──────── SOURCE DATA ────────

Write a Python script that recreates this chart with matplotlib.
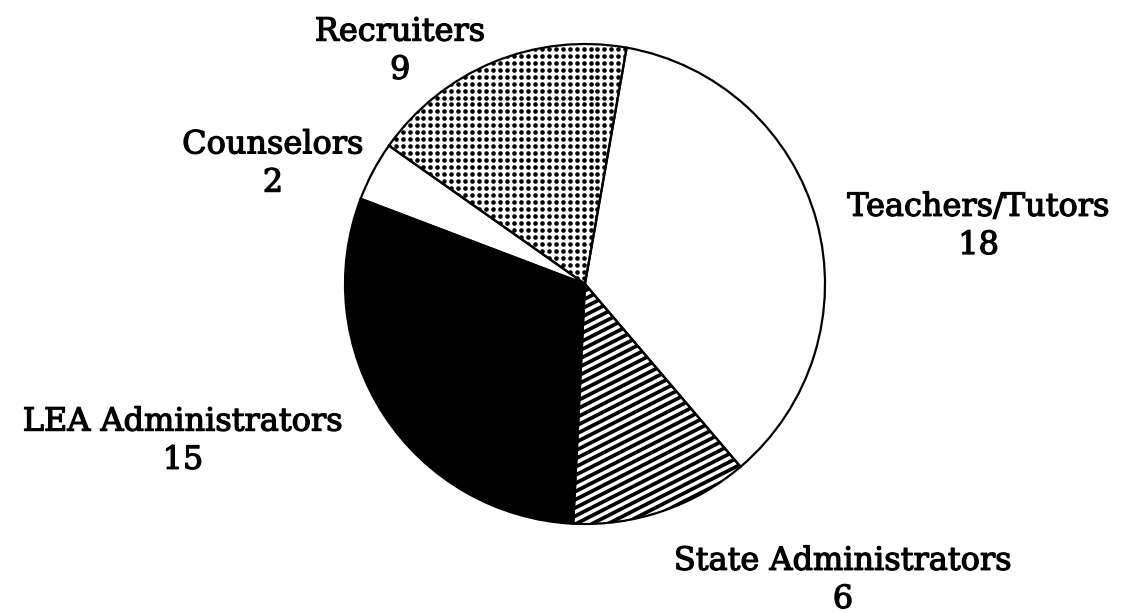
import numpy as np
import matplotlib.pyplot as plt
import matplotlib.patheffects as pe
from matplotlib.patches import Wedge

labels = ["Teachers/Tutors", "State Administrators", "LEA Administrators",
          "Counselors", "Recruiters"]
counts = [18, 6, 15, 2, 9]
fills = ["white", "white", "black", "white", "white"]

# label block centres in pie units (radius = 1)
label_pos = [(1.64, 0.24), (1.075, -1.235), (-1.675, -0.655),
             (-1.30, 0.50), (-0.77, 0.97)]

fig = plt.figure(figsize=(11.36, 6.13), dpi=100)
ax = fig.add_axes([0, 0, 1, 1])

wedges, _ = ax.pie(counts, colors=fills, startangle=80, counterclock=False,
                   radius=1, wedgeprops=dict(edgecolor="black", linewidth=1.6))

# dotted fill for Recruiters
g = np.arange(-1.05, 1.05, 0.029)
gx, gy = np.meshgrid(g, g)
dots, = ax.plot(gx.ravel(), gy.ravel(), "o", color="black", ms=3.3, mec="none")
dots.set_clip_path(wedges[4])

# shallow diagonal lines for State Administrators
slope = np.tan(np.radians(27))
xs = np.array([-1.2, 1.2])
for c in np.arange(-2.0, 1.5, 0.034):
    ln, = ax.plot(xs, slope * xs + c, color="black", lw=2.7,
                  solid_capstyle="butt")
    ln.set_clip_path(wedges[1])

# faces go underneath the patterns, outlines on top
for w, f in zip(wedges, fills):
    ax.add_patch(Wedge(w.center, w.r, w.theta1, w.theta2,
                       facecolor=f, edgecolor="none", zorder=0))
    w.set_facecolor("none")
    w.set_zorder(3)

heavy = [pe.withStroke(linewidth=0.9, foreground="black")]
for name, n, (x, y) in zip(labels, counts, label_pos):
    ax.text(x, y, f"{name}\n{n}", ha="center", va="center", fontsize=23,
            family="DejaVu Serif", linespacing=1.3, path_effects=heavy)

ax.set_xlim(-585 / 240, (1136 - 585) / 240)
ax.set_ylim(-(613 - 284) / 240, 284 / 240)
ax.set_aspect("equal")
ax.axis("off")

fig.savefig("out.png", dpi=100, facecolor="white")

────────

Leave out the pictures and print every line of the data exactly.

▸ **FINAL ANSWER**:
Write a Python script that recreates this chart with matplotlib.
import numpy as np
import matplotlib.pyplot as plt
import matplotlib.patheffects as pe
from matplotlib.patches import Wedge

labels = ["Teachers/Tutors", "State Administrators", "LEA Administrators",
          "Counselors", "Recruiters"]
counts = [18, 6, 15, 2, 9]
fills = ["white", "white", "black", "white", "white"]

# label block centres in pie units (radius = 1)
label_pos = [(1.64, 0.24), (1.075, -1.235), (-1.675, -0.655),
             (-1.30, 0.50), (-0.77, 0.97)]

fig = plt.figure(figsize=(11.36, 6.13), dpi=100)
ax = fig.add_axes([0, 0, 1, 1])

wedges, _ = ax.pie(counts, colors=fills, startangle=80, counterclock=False,
                   radius=1, wedgeprops=dict(edgecolor="black", linewidth=1.6))

# dotted fill for Recruiters
g = np.arange(-1.05, 1.05, 0.029)
gx, gy = np.meshgrid(g, g)
dots, = ax.plot(gx.ravel(), gy.ravel(), "o", color="black", ms=3.3, mec="none")
dots.set_clip_path(wedges[4])

# shallow diagonal lines for State Administrators
slope = np.tan(np.radians(27))
xs = np.array([-1.2, 1.2])
for c in np.arange(-2.0, 1.5, 0.034):
    ln, = ax.plot(xs, slope * xs + c, color="black", lw=2.7,
                  solid_capstyle="butt")
    ln.set_clip_path(wedges[1])

# faces go underneath the patterns, outlines on top
for w, f in zip(wedges, fills):
    ax.add_patch(Wedge(w.center, w.r, w.theta1, w.theta2,
                       facecolor=f, edgecolor="none", zorder=0))
    w.set_facecolor("none")
    w.set_zorder(3)

heavy = [pe.withStroke(linewidth=0.9, foreground="black")]
for name, n, (x, y) in zip(labels, counts, label_pos):
    ax.text(x, y, f"{name}\n{n}", ha="center", va="center", fontsize=23,
            family="DejaVu Serif", linespacing=1.3, path_effects=heavy)

ax.set_xlim(-585 / 240, (1136 - 585) / 240)
ax.set_ylim(-(613 - 284) / 240, 284 / 240)
ax.set_aspect("equal")
ax.axis("off")

fig.savefig("out.png", dpi=100, facecolor="white")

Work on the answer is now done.